- [GIVEN INFORMATION]
----------

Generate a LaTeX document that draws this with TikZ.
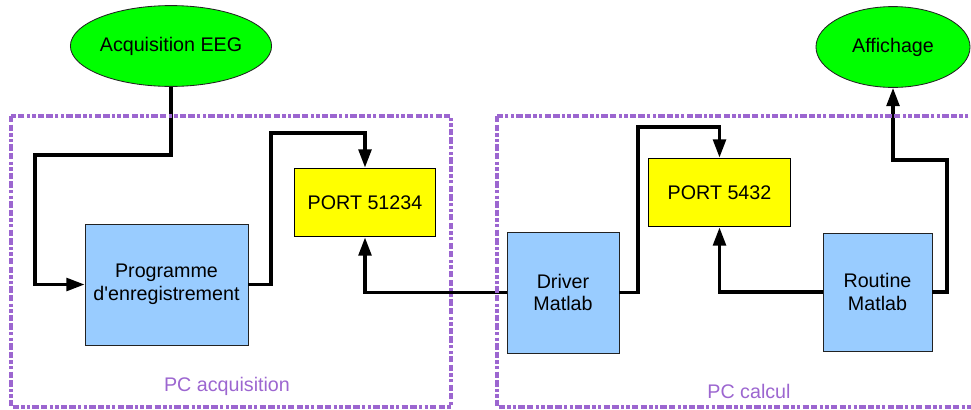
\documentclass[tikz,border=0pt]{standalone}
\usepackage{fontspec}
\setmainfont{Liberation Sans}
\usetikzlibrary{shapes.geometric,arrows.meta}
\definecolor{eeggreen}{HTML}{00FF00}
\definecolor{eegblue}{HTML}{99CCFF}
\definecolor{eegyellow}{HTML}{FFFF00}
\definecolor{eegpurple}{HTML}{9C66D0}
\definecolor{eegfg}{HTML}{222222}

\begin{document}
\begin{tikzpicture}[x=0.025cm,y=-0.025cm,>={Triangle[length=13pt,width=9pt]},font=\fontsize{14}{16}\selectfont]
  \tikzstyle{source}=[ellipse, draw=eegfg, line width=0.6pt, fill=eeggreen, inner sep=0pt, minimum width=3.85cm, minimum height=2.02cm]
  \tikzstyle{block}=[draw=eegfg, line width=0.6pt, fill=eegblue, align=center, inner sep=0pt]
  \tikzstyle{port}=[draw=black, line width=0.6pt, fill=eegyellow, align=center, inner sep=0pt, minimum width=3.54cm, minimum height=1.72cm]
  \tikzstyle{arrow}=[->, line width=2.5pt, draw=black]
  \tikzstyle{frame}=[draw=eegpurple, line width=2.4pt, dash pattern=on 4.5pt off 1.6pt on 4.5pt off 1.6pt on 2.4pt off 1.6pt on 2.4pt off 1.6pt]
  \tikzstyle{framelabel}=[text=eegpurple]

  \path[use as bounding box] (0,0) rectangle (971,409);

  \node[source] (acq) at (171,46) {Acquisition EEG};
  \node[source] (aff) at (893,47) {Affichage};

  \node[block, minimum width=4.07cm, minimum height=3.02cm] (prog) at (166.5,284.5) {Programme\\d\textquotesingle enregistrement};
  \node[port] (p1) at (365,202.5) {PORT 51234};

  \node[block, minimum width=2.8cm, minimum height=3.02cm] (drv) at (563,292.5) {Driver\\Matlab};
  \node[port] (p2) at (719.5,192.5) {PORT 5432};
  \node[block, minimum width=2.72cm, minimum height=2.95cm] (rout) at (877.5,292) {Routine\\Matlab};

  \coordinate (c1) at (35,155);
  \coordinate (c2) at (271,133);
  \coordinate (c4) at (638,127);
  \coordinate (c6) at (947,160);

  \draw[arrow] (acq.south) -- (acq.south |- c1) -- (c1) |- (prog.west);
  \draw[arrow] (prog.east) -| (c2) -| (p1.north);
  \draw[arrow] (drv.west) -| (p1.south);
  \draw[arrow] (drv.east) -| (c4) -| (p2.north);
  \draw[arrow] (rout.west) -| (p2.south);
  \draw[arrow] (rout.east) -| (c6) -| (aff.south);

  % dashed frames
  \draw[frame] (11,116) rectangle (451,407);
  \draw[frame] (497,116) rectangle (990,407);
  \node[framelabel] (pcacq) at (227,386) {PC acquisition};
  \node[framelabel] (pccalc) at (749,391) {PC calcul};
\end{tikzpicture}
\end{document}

----------

- [WRITTEN REQUEST]
Quote, exactly and only, the lines from the first line of the data above through the line containing "(c6) at (947,160);". The pictures do not belong in it.

- [TASK RESULT]
Generate a LaTeX document that draws this with TikZ.
\documentclass[tikz,border=0pt]{standalone}
\usepackage{fontspec}
\setmainfont{Liberation Sans}
\usetikzlibrary{shapes.geometric,arrows.meta}
\definecolor{eeggreen}{HTML}{00FF00}
\definecolor{eegblue}{HTML}{99CCFF}
\definecolor{eegyellow}{HTML}{FFFF00}
\definecolor{eegpurple}{HTML}{9C66D0}
\definecolor{eegfg}{HTML}{222222}

\begin{document}
\begin{tikzpicture}[x=0.025cm,y=-0.025cm,>={Triangle[length=13pt,width=9pt]},font=\fontsize{14}{16}\selectfont]
  \tikzstyle{source}=[ellipse, draw=eegfg, line width=0.6pt, fill=eeggreen, inner sep=0pt, minimum width=3.85cm, minimum height=2.02cm]
  \tikzstyle{block}=[draw=eegfg, line width=0.6pt, fill=eegblue, align=center, inner sep=0pt]
  \tikzstyle{port}=[draw=black, line width=0.6pt, fill=eegyellow, align=center, inner sep=0pt, minimum width=3.54cm, minimum height=1.72cm]
  \tikzstyle{arrow}=[->, line width=2.5pt, draw=black]
  \tikzstyle{frame}=[draw=eegpurple, line width=2.4pt, dash pattern=on 4.5pt off 1.6pt on 4.5pt off 1.6pt on 2.4pt off 1.6pt on 2.4pt off 1.6pt]
  \tikzstyle{framelabel}=[text=eegpurple]

  \path[use as bounding box] (0,0) rectangle (971,409);

  \node[source] (acq) at (171,46) {Acquisition EEG};
  \node[source] (aff) at (893,47) {Affichage};

  \node[block, minimum width=4.07cm, minimum height=3.02cm] (prog) at (166.5,284.5) {Programme\\d\textquotesingle enregistrement};
  \node[port] (p1) at (365,202.5) {PORT 51234};

  \node[block, minimum width=2.8cm, minimum height=3.02cm] (drv) at (563,292.5) {Driver\\Matlab};
  \node[port] (p2) at (719.5,192.5) {PORT 5432};
  \node[block, minimum width=2.72cm, minimum height=2.95cm] (rout) at (877.5,292) {Routine\\Matlab};

  \coordinate (c1) at (35,155);
  \coordinate (c2) at (271,133);
  \coordinate (c4) at (638,127);
  \coordinate (c6) at (947,160);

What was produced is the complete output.